### Problem details
Give the data below again exactly as it stands. Omit the pictures.
═══ Data lines
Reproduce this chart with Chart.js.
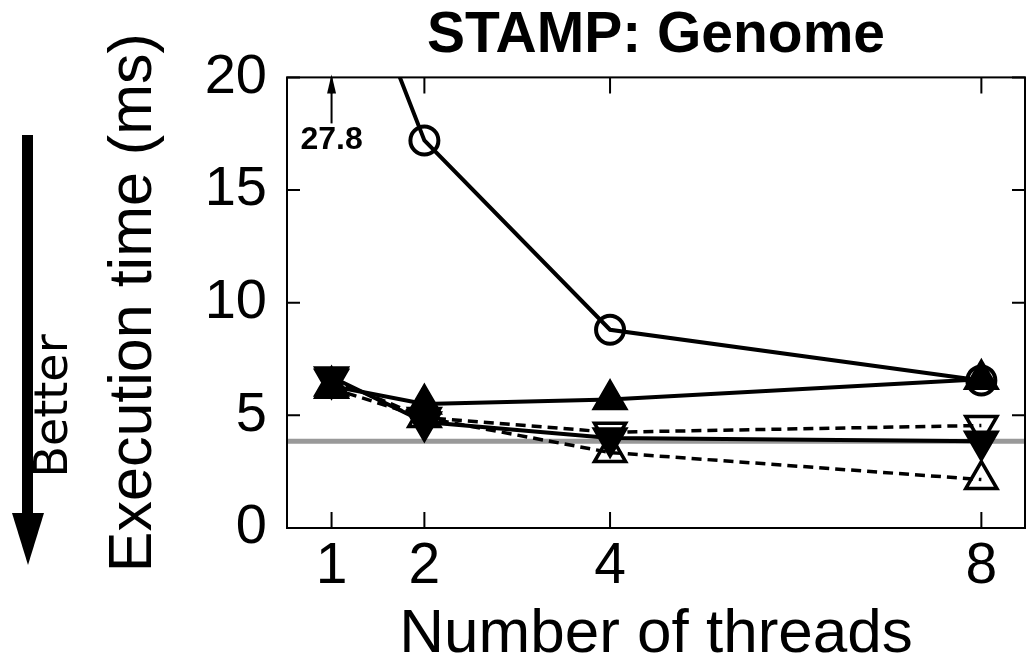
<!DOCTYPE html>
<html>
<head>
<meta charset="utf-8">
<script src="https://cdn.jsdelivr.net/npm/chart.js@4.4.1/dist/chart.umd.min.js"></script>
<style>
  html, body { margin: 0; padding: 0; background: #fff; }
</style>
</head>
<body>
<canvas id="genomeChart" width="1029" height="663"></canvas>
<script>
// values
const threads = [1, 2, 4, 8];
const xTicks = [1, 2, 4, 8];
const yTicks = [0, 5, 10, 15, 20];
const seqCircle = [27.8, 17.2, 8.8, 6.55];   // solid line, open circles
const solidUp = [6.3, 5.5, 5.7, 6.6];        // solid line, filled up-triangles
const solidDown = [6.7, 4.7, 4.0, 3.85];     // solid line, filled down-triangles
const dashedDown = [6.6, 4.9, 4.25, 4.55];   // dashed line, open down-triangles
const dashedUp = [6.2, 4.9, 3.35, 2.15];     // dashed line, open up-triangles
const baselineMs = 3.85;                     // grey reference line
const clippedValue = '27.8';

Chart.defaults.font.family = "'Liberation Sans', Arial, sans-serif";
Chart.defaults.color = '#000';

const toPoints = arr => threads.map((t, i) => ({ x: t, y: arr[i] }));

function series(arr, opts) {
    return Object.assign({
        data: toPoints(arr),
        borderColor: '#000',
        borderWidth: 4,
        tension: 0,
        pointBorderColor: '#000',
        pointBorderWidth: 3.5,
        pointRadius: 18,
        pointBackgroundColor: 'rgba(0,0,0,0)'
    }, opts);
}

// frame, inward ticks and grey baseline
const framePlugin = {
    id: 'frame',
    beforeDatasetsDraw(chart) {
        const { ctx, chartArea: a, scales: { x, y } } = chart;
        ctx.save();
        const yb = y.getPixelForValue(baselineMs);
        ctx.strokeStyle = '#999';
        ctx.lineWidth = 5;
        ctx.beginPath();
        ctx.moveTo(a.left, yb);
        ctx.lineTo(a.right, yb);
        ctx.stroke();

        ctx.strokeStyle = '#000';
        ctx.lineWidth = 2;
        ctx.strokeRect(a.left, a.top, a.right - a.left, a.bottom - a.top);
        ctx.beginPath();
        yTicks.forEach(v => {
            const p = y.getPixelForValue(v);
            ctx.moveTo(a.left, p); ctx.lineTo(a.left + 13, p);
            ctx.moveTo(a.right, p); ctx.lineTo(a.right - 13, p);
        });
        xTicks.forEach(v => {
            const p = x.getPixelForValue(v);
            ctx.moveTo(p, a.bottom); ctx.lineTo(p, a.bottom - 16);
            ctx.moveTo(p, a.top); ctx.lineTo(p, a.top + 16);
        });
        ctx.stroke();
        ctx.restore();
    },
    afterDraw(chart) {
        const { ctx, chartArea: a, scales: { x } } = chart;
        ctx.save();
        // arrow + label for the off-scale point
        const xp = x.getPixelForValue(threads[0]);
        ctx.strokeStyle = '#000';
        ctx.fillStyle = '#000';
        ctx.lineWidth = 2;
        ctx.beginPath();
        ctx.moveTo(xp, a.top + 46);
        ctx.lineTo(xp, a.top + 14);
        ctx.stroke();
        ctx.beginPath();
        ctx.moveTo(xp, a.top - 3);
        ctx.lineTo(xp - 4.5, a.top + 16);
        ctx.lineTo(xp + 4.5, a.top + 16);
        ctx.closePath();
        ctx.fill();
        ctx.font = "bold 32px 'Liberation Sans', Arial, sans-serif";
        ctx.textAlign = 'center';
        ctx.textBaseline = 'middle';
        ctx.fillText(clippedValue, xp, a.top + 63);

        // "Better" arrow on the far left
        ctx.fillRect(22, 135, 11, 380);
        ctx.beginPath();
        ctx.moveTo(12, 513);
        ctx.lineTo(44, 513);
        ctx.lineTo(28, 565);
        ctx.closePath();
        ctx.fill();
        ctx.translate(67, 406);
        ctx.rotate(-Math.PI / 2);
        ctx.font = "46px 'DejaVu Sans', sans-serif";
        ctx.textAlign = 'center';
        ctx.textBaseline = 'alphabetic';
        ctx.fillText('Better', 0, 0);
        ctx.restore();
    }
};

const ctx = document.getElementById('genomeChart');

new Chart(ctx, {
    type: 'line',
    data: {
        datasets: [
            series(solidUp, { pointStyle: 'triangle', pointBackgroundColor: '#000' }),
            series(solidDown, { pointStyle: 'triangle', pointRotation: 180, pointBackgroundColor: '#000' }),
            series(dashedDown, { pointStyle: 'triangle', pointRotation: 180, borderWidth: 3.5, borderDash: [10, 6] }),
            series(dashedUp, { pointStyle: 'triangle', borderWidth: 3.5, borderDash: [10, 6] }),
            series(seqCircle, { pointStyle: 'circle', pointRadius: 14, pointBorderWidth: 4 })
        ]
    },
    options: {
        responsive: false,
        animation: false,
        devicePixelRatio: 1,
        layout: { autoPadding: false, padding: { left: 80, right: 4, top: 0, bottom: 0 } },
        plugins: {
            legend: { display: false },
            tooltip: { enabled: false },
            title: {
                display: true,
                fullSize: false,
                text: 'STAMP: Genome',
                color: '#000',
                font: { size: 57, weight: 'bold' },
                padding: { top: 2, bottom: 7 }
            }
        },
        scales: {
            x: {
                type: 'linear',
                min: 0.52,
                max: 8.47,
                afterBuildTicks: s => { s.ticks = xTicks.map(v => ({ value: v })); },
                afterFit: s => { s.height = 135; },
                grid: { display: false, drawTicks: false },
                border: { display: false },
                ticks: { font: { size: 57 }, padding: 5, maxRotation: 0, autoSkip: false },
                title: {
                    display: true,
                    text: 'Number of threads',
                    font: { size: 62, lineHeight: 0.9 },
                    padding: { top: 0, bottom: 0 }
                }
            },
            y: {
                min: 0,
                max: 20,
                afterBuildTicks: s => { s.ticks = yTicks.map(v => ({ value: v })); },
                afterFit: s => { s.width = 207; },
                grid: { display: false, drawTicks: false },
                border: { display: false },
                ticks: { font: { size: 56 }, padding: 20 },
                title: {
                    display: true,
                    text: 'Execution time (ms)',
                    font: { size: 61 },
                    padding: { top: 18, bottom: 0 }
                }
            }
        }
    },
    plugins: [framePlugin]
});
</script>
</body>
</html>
══════
### Task output
Reproduce this chart with Chart.js.
<!DOCTYPE html>
<html>
<head>
<meta charset="utf-8">
<script src="https://cdn.jsdelivr.net/npm/chart.js@4.4.1/dist/chart.umd.min.js"></script>
<style>
  html, body { margin: 0; padding: 0; background: #fff; }
</style>
</head>
<body>
<canvas id="genomeChart" width="1029" height="663"></canvas>
<script>
// values
const threads = [1, 2, 4, 8];
const xTicks = [1, 2, 4, 8];
const yTicks = [0, 5, 10, 15, 20];
const seqCircle = [27.8, 17.2, 8.8, 6.55];   // solid line, open circles
const solidUp = [6.3, 5.5, 5.7, 6.6];        // solid line, filled up-triangles
const solidDown = [6.7, 4.7, 4.0, 3.85];     // solid line, filled down-triangles
const dashedDown = [6.6, 4.9, 4.25, 4.55];   // dashed line, open down-triangles
const dashedUp = [6.2, 4.9, 3.35, 2.15];     // dashed line, open up-triangles
const baselineMs = 3.85;                     // grey reference line
const clippedValue = '27.8';

Chart.defaults.font.family = "'Liberation Sans', Arial, sans-serif";
Chart.defaults.color = '#000';

const toPoints = arr => threads.map((t, i) => ({ x: t, y: arr[i] }));

function series(arr, opts) {
    return Object.assign({
        data: toPoints(arr),
        borderColor: '#000',
        borderWidth: 4,
        tension: 0,
        pointBorderColor: '#000',
        pointBorderWidth: 3.5,
        pointRadius: 18,
        pointBackgroundColor: 'rgba(0,0,0,0)'
    }, opts);
}

// frame, inward ticks and grey baseline
const framePlugin = {
    id: 'frame',
    beforeDatasetsDraw(chart) {
        const { ctx, chartArea: a, scales: { x, y } } = chart;
        ctx.save();
        const yb = y.getPixelForValue(baselineMs);
        ctx.strokeStyle = '#999';
        ctx.lineWidth = 5;
        ctx.beginPath();
        ctx.moveTo(a.left, yb);
        ctx.lineTo(a.right, yb);
        ctx.stroke();

        ctx.strokeStyle = '#000';
        ctx.lineWidth = 2;
        ctx.strokeRect(a.left, a.top, a.right - a.left, a.bottom - a.top);
        ctx.beginPath();
        yTicks.forEach(v => {
            const p = y.getPixelForValue(v);
            ctx.moveTo(a.left, p); ctx.lineTo(a.left + 13, p);
            ctx.moveTo(a.right, p); ctx.lineTo(a.right - 13, p);
        });
        xTicks.forEach(v => {
            const p = x.getPixelForValue(v);
            ctx.moveTo(p, a.bottom); ctx.lineTo(p, a.bottom - 16);
            ctx.moveTo(p, a.top); ctx.lineTo(p, a.top + 16);
        });
        ctx.stroke();
        ctx.restore();
    },
    afterDraw(chart) {
        const { ctx, chartArea: a, scales: { x } } = chart;
        ctx.save();
        // arrow + label for the off-scale point
        const xp = x.getPixelForValue(threads[0]);
        ctx.strokeStyle = '#000';
        ctx.fillStyle = '#000';
        ctx.lineWidth = 2;
        ctx.beginPath();
        ctx.moveTo(xp, a.top + 46);
        ctx.lineTo(xp, a.top + 14);
        ctx.stroke();
        ctx.beginPath();
        ctx.moveTo(xp, a.top - 3);
        ctx.lineTo(xp - 4.5, a.top + 16);
        ctx.lineTo(xp + 4.5, a.top + 16);
        ctx.closePath();
        ctx.fill();
        ctx.font = "bold 32px 'Liberation Sans', Arial, sans-serif";
        ctx.textAlign = 'center';
        ctx.textBaseline = 'middle';
        ctx.fillText(clippedValue, xp, a.top + 63);

        // "Better" arrow on the far left
        ctx.fillRect(22, 135, 11, 380);
        ctx.beginPath();
        ctx.moveTo(12, 513);
        ctx.lineTo(44, 513);
        ctx.lineTo(28, 565);
        ctx.closePath();
        ctx.fill();
        ctx.translate(67, 406);
        ctx.rotate(-Math.PI / 2);
        ctx.font = "46px 'DejaVu Sans', sans-serif";
        ctx.textAlign = 'center';
        ctx.textBaseline = 'alphabetic';
        ctx.fillText('Better', 0, 0);
        ctx.restore();
    }
};

const ctx = document.getElementById('genomeChart');

new Chart(ctx, {
    type: 'line',
    data: {
        datasets: [
            series(solidUp, { pointStyle: 'triangle', pointBackgroundColor: '#000' }),
            series(solidDown, { pointStyle: 'triangle', pointRotation: 180, pointBackgroundColor: '#000' }),
            series(dashedDown, { pointStyle: 'triangle', pointRotation: 180, borderWidth: 3.5, borderDash: [10, 6] }),
            series(dashedUp, { pointStyle: 'triangle', borderWidth: 3.5, borderDash: [10, 6] }),
            series(seqCircle, { pointStyle: 'circle', pointRadius: 14, pointBorderWidth: 4 })
        ]
    },
    options: {
        responsive: false,
        animation: false,
        devicePixelRatio: 1,
        layout: { autoPadding: false, padding: { left: 80, right: 4, top: 0, bottom: 0 } },
        plugins: {
            legend: { display: false },
            tooltip: { enabled: false },
            title: {
                display: true,
                fullSize: false,
                text: 'STAMP: Genome',
                color: '#000',
                font: { size: 57, weight: 'bold' },
                padding: { top: 2, bottom: 7 }
            }
        },
        scales: {
            x: {
                type: 'linear',
                min: 0.52,
                max: 8.47,
                afterBuildTicks: s => { s.ticks = xTicks.map(v => ({ value: v })); },
                afterFit: s => { s.height = 135; },
                grid: { display: false, drawTicks: false },
                border: { display: false },
                ticks: { font: { size: 57 }, padding: 5, maxRotation: 0, autoSkip: false },
                title: {
                    display: true,
                    text: 'Number of threads',
                    font: { size: 62, lineHeight: 0.9 },
                    padding: { top: 0, bottom: 0 }
                }
            },
            y: {
                min: 0,
                max: 20,
                afterBuildTicks: s => { s.ticks = yTicks.map(v => ({ value: v })); },
                afterFit: s => { s.width = 207; },
                grid: { display: false, drawTicks: false },
                border: { display: false },
                ticks: { font: { size: 56 }, padding: 20 },
                title: {
                    display: true,
                    text: 'Execution time (ms)',
                    font: { size: 61 },
                    padding: { top: 18, bottom: 0 }
                }
            }
        }
    },
    plugins: [framePlugin]
});
</script>
</body>
</html>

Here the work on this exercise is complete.